▶ _EXERCISE REQUIREMENTS_
Omit all images. Write out the rest of the material exactly.

***

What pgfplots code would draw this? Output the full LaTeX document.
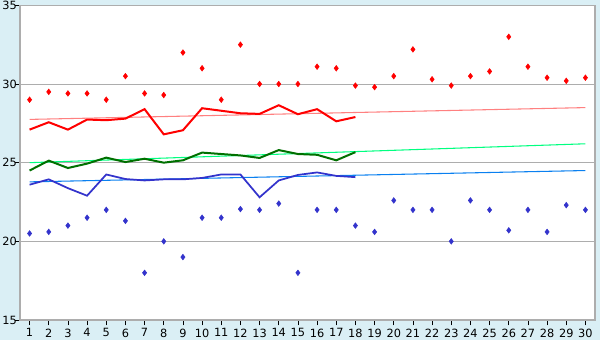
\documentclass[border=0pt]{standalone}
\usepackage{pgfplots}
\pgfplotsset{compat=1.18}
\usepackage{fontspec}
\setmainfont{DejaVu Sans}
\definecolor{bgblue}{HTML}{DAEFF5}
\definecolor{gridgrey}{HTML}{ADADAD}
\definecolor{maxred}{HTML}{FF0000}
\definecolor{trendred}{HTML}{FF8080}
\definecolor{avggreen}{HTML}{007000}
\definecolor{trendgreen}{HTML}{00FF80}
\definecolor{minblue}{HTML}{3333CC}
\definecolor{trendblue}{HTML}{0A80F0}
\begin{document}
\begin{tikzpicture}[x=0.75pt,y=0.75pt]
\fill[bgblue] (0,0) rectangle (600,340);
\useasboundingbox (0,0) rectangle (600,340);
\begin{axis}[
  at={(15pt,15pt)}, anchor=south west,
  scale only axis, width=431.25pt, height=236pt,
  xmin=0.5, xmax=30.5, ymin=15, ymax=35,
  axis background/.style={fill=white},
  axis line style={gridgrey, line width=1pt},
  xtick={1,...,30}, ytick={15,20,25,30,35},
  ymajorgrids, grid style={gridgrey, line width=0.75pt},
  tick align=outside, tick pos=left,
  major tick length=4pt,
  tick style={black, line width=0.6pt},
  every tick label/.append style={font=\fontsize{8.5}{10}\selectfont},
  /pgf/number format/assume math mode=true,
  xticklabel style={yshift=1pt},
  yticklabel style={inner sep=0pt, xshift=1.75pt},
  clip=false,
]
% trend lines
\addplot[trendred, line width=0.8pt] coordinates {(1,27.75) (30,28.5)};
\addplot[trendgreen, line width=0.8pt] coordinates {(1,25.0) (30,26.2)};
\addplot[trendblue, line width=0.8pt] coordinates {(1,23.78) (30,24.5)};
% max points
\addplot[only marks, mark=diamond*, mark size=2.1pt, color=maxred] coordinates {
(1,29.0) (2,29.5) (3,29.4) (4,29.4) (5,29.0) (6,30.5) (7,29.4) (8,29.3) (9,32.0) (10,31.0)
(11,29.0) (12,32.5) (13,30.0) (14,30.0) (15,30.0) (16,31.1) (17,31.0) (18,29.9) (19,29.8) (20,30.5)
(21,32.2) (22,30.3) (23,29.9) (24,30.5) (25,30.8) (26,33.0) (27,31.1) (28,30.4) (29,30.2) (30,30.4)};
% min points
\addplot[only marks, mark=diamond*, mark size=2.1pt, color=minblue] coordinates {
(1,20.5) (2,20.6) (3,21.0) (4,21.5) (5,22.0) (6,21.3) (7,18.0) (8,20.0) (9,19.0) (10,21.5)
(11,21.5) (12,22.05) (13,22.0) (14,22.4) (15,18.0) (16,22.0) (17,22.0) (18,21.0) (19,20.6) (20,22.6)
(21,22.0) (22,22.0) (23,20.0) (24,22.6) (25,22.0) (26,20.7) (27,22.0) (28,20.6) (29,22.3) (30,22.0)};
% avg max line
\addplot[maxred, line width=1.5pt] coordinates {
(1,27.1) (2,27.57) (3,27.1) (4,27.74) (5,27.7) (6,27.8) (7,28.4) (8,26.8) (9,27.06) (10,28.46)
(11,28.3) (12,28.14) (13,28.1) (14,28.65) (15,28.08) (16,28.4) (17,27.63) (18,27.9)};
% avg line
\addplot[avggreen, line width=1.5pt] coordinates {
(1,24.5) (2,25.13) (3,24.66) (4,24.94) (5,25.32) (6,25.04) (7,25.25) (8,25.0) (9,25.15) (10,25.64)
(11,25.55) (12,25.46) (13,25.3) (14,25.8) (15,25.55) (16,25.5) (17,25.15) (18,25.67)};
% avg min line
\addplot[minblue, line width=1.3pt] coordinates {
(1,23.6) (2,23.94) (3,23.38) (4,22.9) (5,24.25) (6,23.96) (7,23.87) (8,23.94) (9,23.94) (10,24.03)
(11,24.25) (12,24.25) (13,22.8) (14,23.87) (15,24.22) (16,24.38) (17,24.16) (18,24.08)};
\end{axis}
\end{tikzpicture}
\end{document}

***

▶ _WRITTEN ANSWER_
What pgfplots code would draw this? Output the full LaTeX document.
\documentclass[border=0pt]{standalone}
\usepackage{pgfplots}
\pgfplotsset{compat=1.18}
\usepackage{fontspec}
\setmainfont{DejaVu Sans}
\definecolor{bgblue}{HTML}{DAEFF5}
\definecolor{gridgrey}{HTML}{ADADAD}
\definecolor{maxred}{HTML}{FF0000}
\definecolor{trendred}{HTML}{FF8080}
\definecolor{avggreen}{HTML}{007000}
\definecolor{trendgreen}{HTML}{00FF80}
\definecolor{minblue}{HTML}{3333CC}
\definecolor{trendblue}{HTML}{0A80F0}
\begin{document}
\begin{tikzpicture}[x=0.75pt,y=0.75pt]
\fill[bgblue] (0,0) rectangle (600,340);
\useasboundingbox (0,0) rectangle (600,340);
\begin{axis}[
  at={(15pt,15pt)}, anchor=south west,
  scale only axis, width=431.25pt, height=236pt,
  xmin=0.5, xmax=30.5, ymin=15, ymax=35,
  axis background/.style={fill=white},
  axis line style={gridgrey, line width=1pt},
  xtick={1,...,30}, ytick={15,20,25,30,35},
  ymajorgrids, grid style={gridgrey, line width=0.75pt},
  tick align=outside, tick pos=left,
  major tick length=4pt,
  tick style={black, line width=0.6pt},
  every tick label/.append style={font=\fontsize{8.5}{10}\selectfont},
  /pgf/number format/assume math mode=true,
  xticklabel style={yshift=1pt},
  yticklabel style={inner sep=0pt, xshift=1.75pt},
  clip=false,
]
% trend lines
\addplot[trendred, line width=0.8pt] coordinates {(1,27.75) (30,28.5)};
\addplot[trendgreen, line width=0.8pt] coordinates {(1,25.0) (30,26.2)};
\addplot[trendblue, line width=0.8pt] coordinates {(1,23.78) (30,24.5)};
% max points
\addplot[only marks, mark=diamond*, mark size=2.1pt, color=maxred] coordinates {
(1,29.0) (2,29.5) (3,29.4) (4,29.4) (5,29.0) (6,30.5) (7,29.4) (8,29.3) (9,32.0) (10,31.0)
(11,29.0) (12,32.5) (13,30.0) (14,30.0) (15,30.0) (16,31.1) (17,31.0) (18,29.9) (19,29.8) (20,30.5)
(21,32.2) (22,30.3) (23,29.9) (24,30.5) (25,30.8) (26,33.0) (27,31.1) (28,30.4) (29,30.2) (30,30.4)};
% min points
\addplot[only marks, mark=diamond*, mark size=2.1pt, color=minblue] coordinates {
(1,20.5) (2,20.6) (3,21.0) (4,21.5) (5,22.0) (6,21.3) (7,18.0) (8,20.0) (9,19.0) (10,21.5)
(11,21.5) (12,22.05) (13,22.0) (14,22.4) (15,18.0) (16,22.0) (17,22.0) (18,21.0) (19,20.6) (20,22.6)
(21,22.0) (22,22.0) (23,20.0) (24,22.6) (25,22.0) (26,20.7) (27,22.0) (28,20.6) (29,22.3) (30,22.0)};
% avg max line
\addplot[maxred, line width=1.5pt] coordinates {
(1,27.1) (2,27.57) (3,27.1) (4,27.74) (5,27.7) (6,27.8) (7,28.4) (8,26.8) (9,27.06) (10,28.46)
(11,28.3) (12,28.14) (13,28.1) (14,28.65) (15,28.08) (16,28.4) (17,27.63) (18,27.9)};
% avg line
\addplot[avggreen, line width=1.5pt] coordinates {
(1,24.5) (2,25.13) (3,24.66) (4,24.94) (5,25.32) (6,25.04) (7,25.25) (8,25.0) (9,25.15) (10,25.64)
(11,25.55) (12,25.46) (13,25.3) (14,25.8) (15,25.55) (16,25.5) (17,25.15) (18,25.67)};
% avg min line
\addplot[minblue, line width=1.3pt] coordinates {
(1,23.6) (2,23.94) (3,23.38) (4,22.9) (5,24.25) (6,23.96) (7,23.87) (8,23.94) (9,23.94) (10,24.03)
(11,24.25) (12,24.25) (13,22.8) (14,23.87) (15,24.22) (16,24.38) (17,24.16) (18,24.08)};
\end{axis}
\end{tikzpicture}
\end{document}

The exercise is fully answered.